Entries with chart source code:
'''

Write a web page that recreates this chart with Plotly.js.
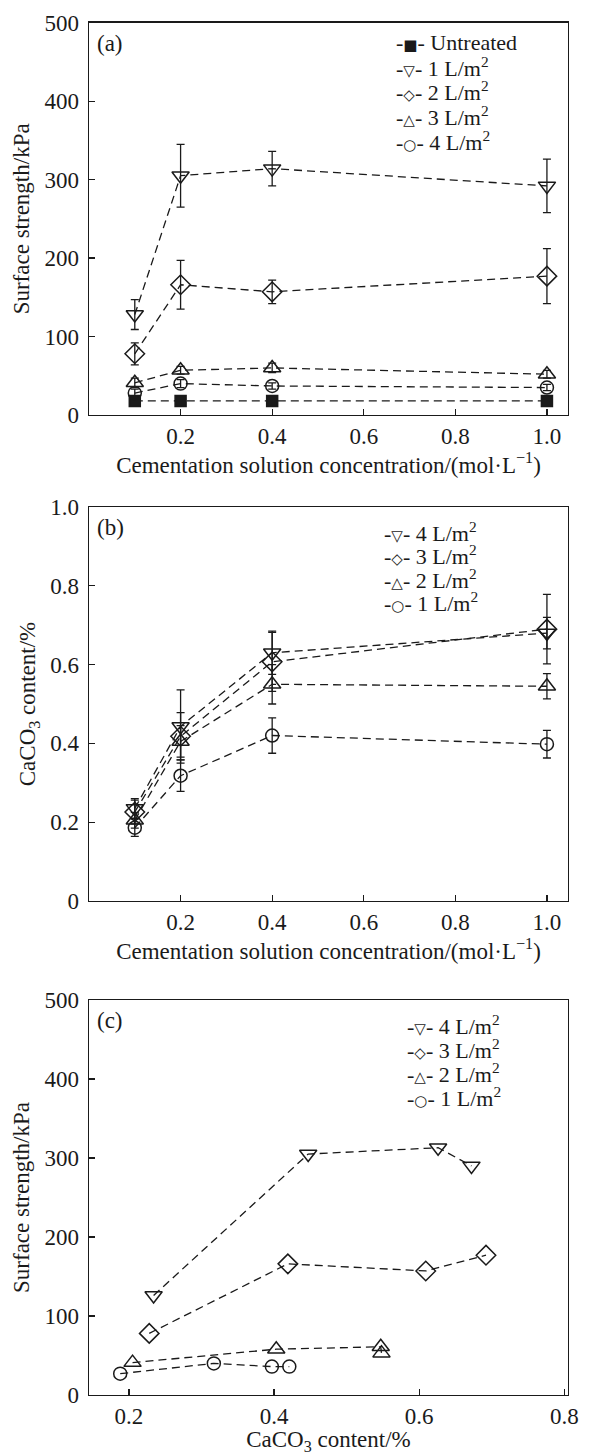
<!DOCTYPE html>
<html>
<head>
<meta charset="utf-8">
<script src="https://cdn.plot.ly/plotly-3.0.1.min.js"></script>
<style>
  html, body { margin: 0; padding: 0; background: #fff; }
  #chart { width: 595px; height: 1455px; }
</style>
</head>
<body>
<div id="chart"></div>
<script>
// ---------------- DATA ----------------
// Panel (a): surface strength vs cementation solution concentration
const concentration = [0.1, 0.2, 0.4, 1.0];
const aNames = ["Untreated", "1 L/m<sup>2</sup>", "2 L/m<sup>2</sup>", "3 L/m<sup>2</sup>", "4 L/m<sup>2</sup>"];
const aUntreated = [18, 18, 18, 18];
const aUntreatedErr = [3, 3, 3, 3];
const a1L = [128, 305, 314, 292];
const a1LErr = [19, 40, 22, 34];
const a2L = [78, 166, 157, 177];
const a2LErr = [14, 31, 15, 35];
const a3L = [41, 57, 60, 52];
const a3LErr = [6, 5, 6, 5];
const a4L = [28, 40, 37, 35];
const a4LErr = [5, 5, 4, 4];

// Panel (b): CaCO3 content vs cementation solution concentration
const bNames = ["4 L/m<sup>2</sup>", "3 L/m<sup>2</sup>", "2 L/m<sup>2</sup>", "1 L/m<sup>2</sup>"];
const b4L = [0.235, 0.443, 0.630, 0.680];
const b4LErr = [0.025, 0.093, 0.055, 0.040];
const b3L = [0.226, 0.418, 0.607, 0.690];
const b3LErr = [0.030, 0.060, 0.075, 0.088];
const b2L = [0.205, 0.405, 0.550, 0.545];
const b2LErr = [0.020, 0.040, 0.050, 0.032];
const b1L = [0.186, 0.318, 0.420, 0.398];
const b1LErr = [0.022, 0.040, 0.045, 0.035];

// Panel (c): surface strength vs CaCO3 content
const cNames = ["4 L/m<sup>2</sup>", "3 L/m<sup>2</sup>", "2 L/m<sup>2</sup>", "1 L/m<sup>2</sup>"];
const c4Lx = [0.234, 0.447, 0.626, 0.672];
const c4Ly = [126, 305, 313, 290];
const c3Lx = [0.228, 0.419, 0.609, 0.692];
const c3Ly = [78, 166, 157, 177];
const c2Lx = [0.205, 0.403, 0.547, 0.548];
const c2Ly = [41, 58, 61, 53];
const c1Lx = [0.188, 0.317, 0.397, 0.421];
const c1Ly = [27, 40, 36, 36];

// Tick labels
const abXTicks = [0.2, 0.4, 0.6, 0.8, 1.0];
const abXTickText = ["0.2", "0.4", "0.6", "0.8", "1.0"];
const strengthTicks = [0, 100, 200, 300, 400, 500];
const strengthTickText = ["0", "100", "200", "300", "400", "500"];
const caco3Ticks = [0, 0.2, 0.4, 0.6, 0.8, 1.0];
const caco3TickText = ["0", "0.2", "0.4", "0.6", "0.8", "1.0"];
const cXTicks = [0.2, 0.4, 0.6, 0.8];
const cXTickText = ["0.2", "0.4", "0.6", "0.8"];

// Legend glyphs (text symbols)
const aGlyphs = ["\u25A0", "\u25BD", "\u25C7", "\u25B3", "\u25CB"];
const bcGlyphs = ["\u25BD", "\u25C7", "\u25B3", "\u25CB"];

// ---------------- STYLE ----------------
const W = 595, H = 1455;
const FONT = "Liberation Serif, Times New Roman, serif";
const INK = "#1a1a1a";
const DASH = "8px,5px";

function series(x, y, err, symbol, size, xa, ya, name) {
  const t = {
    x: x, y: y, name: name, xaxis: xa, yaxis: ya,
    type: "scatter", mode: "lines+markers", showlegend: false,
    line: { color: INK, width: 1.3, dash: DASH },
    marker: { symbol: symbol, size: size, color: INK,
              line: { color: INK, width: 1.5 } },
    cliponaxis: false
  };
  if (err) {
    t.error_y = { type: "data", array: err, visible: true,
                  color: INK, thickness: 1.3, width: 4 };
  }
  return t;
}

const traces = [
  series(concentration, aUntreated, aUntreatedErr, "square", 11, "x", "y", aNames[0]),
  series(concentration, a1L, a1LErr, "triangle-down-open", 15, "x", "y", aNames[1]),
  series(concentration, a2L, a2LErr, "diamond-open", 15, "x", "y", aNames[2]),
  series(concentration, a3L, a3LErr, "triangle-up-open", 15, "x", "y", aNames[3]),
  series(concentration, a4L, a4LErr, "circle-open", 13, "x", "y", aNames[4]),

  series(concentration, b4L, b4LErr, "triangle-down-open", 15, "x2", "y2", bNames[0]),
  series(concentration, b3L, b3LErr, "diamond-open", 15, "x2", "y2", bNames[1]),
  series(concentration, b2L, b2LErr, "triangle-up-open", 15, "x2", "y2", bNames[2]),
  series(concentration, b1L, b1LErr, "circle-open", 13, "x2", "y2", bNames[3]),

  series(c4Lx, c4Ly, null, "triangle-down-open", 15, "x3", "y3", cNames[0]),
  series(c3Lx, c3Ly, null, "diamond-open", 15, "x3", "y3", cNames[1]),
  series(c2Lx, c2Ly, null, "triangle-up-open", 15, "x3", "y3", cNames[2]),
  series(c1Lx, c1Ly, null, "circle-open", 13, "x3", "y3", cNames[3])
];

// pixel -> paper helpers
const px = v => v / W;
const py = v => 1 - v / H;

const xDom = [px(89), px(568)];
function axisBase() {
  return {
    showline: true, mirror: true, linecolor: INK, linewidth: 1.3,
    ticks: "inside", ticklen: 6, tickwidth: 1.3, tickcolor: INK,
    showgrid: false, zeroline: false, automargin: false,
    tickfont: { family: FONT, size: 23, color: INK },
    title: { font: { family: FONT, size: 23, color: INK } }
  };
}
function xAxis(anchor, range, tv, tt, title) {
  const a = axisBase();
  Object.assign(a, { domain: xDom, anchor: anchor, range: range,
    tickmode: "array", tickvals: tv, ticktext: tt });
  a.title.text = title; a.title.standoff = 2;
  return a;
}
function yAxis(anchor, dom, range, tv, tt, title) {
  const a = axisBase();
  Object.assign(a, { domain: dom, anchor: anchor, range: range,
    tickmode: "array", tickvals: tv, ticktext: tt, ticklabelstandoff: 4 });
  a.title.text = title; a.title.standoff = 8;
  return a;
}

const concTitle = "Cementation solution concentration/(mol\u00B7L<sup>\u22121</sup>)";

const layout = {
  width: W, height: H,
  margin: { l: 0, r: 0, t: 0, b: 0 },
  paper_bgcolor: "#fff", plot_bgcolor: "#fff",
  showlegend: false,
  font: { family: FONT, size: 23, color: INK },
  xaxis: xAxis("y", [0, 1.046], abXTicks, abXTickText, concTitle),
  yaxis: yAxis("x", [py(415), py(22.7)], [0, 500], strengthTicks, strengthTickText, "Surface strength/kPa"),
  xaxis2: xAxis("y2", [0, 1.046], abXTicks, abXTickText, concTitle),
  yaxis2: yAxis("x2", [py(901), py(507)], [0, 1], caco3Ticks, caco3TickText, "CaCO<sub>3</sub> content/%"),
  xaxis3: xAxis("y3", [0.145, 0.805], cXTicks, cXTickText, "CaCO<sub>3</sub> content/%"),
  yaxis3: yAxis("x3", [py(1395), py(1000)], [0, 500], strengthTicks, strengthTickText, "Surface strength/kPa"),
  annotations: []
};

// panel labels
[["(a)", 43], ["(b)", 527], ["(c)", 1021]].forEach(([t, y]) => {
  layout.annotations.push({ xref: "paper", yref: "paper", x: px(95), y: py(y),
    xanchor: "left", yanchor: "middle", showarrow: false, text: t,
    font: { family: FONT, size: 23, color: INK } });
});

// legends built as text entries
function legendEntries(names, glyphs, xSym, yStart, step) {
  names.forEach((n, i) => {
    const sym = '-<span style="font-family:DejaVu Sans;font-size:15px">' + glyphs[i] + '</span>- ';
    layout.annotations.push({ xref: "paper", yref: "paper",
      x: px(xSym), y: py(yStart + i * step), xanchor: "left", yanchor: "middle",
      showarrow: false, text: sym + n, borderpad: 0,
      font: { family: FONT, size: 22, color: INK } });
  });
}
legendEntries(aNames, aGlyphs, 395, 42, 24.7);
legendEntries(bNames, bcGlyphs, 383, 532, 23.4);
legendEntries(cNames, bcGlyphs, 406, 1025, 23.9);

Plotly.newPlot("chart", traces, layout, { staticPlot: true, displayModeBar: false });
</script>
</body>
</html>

'''
'''

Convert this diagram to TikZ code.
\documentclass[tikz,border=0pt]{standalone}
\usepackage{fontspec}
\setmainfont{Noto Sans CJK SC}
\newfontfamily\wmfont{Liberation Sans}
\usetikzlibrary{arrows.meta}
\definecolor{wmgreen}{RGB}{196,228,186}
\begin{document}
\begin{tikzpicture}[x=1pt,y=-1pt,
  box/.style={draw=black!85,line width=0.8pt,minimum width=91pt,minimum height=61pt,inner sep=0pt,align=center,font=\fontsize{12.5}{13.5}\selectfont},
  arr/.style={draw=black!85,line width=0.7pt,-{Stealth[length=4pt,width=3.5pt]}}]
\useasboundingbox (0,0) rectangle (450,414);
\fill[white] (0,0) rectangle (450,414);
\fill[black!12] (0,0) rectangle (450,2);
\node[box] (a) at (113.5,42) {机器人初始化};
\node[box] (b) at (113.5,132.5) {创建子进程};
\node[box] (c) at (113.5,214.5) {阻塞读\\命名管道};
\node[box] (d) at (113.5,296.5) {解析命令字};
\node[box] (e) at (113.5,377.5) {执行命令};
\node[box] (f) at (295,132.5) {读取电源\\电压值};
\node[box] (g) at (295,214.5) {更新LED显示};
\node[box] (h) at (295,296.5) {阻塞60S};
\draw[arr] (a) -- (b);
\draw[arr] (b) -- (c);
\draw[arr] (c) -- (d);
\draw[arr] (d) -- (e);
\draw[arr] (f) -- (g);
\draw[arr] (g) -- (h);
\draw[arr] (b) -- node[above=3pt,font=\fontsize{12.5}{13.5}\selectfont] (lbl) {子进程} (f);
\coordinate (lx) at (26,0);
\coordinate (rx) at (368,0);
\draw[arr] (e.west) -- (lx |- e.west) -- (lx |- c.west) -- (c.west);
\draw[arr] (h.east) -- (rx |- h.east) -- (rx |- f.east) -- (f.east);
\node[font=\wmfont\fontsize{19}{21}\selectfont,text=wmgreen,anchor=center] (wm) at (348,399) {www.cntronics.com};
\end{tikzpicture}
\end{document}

'''
'''

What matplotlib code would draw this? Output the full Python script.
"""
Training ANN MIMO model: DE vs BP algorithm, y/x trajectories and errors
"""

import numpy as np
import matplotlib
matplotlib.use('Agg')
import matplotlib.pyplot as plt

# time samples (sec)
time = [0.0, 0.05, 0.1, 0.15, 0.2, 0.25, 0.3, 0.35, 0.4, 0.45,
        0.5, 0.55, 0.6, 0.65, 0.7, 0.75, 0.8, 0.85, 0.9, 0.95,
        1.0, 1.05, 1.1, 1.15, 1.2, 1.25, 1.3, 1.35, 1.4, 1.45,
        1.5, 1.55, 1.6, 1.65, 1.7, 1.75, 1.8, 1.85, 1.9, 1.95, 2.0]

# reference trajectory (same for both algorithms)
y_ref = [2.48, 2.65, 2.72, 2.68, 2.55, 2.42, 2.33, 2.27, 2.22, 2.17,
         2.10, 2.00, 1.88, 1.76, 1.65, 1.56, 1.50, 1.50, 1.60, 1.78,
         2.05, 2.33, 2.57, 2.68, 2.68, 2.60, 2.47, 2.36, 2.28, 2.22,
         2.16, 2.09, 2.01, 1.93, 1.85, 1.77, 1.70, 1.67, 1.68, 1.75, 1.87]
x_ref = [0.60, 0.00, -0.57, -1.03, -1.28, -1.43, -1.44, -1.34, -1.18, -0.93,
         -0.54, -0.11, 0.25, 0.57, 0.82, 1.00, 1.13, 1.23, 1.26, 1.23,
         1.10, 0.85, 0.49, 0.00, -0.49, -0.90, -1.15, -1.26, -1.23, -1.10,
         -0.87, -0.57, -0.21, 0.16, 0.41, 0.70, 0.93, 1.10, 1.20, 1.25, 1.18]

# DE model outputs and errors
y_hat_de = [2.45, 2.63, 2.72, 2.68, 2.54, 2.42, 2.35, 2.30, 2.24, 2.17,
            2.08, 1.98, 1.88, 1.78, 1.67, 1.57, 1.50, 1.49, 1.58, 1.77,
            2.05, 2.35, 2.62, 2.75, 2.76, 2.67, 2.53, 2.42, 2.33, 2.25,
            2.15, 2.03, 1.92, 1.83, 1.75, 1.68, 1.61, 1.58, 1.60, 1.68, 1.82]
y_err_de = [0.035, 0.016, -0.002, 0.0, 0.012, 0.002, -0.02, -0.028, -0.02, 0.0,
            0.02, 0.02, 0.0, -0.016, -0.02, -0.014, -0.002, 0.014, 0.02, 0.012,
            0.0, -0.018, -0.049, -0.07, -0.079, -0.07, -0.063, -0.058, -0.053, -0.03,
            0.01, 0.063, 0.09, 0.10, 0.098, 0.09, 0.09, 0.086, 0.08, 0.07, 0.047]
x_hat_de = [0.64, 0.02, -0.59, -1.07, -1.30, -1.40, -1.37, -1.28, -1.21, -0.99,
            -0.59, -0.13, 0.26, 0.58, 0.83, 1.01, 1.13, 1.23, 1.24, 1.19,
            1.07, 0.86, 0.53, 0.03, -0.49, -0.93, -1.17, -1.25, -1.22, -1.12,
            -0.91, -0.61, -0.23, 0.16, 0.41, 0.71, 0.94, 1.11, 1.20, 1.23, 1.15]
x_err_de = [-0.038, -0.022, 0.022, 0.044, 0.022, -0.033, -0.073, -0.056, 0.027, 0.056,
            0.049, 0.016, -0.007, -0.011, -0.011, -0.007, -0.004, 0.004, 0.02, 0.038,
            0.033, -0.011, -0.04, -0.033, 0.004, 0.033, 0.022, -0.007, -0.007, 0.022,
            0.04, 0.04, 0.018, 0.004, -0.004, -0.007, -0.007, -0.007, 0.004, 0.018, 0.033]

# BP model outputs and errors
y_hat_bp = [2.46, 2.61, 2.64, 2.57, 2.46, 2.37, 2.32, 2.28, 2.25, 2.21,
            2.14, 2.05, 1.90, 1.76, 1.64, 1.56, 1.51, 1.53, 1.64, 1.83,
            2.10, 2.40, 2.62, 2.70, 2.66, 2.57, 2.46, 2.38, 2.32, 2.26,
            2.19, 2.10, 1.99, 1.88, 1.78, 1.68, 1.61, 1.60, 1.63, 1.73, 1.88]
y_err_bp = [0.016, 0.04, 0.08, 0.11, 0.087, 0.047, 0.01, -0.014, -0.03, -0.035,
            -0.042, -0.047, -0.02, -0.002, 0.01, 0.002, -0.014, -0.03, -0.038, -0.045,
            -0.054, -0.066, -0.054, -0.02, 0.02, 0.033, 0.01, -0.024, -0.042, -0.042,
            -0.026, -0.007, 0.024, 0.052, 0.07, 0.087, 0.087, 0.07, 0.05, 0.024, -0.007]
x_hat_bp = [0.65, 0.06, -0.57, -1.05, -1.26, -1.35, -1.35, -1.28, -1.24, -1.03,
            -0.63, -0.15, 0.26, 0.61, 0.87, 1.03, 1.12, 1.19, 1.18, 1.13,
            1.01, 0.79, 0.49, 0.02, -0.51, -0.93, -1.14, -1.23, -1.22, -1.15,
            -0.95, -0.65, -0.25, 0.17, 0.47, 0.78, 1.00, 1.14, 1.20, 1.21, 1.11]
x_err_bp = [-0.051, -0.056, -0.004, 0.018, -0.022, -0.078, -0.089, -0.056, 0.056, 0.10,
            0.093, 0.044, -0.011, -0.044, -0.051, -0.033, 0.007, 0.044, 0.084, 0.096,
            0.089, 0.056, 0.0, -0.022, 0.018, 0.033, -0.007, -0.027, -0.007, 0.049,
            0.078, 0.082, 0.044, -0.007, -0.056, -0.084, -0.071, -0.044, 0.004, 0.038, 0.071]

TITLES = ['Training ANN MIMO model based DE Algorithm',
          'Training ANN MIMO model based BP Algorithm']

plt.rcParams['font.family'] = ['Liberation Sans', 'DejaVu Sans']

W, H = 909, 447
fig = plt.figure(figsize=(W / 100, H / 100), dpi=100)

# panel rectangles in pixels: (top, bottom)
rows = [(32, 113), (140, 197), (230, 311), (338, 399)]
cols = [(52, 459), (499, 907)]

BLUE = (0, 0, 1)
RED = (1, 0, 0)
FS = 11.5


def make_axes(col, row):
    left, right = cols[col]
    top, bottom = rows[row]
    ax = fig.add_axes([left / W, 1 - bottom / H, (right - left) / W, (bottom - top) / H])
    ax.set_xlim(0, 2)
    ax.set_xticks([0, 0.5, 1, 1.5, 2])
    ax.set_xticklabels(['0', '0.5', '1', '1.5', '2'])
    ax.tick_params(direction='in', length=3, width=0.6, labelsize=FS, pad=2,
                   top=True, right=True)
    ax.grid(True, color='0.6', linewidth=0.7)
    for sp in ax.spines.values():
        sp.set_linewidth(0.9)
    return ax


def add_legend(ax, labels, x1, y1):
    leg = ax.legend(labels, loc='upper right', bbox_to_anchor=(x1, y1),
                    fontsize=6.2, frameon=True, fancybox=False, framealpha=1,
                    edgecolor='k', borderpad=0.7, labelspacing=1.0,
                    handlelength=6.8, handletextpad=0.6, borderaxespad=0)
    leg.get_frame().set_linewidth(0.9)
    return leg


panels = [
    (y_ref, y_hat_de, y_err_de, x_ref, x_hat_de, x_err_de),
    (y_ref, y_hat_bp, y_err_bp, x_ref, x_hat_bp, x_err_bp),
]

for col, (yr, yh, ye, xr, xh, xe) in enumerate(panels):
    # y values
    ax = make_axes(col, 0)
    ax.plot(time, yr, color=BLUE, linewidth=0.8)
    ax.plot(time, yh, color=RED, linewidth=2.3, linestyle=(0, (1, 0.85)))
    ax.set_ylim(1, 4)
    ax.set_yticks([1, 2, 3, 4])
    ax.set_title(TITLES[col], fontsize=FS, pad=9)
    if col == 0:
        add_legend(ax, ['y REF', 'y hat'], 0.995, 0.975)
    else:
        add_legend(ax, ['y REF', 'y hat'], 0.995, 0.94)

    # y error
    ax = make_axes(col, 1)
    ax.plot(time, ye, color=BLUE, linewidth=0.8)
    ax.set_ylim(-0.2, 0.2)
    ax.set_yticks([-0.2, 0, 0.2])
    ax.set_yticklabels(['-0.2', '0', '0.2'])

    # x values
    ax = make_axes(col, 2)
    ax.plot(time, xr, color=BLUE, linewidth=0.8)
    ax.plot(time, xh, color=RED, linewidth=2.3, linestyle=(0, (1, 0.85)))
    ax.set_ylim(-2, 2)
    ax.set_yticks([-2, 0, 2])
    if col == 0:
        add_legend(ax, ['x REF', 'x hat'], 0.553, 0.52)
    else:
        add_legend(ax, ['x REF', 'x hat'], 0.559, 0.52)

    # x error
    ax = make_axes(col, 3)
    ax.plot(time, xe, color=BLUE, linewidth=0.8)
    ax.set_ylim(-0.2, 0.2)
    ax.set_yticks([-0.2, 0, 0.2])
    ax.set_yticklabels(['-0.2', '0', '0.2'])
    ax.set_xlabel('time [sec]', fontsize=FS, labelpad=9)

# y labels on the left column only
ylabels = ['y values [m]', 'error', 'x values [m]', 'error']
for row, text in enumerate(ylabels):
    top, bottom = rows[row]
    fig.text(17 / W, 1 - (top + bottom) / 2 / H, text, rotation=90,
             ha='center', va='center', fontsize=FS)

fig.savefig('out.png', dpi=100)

'''

§ **EXERCISE DIRECTIONS**
From the line containing "Write a web" through the line containing "const b1LErr = [0.022, 0.040, 0.045, 0.035];", copy every line above exactly, without pictures.

§ **RESPONSE**
Write a web page that recreates this chart with Plotly.js.
<!DOCTYPE html>
<html>
<head>
<meta charset="utf-8">
<script src="https://cdn.plot.ly/plotly-3.0.1.min.js"></script>
<style>
  html, body { margin: 0; padding: 0; background: #fff; }
  #chart { width: 595px; height: 1455px; }
</style>
</head>
<body>
<div id="chart"></div>
<script>
// ---------------- DATA ----------------
// Panel (a): surface strength vs cementation solution concentration
const concentration = [0.1, 0.2, 0.4, 1.0];
const aNames = ["Untreated", "1 L/m<sup>2</sup>", "2 L/m<sup>2</sup>", "3 L/m<sup>2</sup>", "4 L/m<sup>2</sup>"];
const aUntreated = [18, 18, 18, 18];
const aUntreatedErr = [3, 3, 3, 3];
const a1L = [128, 305, 314, 292];
const a1LErr = [19, 40, 22, 34];
const a2L = [78, 166, 157, 177];
const a2LErr = [14, 31, 15, 35];
const a3L = [41, 57, 60, 52];
const a3LErr = [6, 5, 6, 5];
const a4L = [28, 40, 37, 35];
const a4LErr = [5, 5, 4, 4];

// Panel (b): CaCO3 content vs cementation solution concentration
const bNames = ["4 L/m<sup>2</sup>", "3 L/m<sup>2</sup>", "2 L/m<sup>2</sup>", "1 L/m<sup>2</sup>"];
const b4L = [0.235, 0.443, 0.630, 0.680];
const b4LErr = [0.025, 0.093, 0.055, 0.040];
const b3L = [0.226, 0.418, 0.607, 0.690];
const b3LErr = [0.030, 0.060, 0.075, 0.088];
const b2L = [0.205, 0.405, 0.550, 0.545];
const b2LErr = [0.020, 0.040, 0.050, 0.032];
const b1L = [0.186, 0.318, 0.420, 0.398];
const b1LErr = [0.022, 0.040, 0.045, 0.035];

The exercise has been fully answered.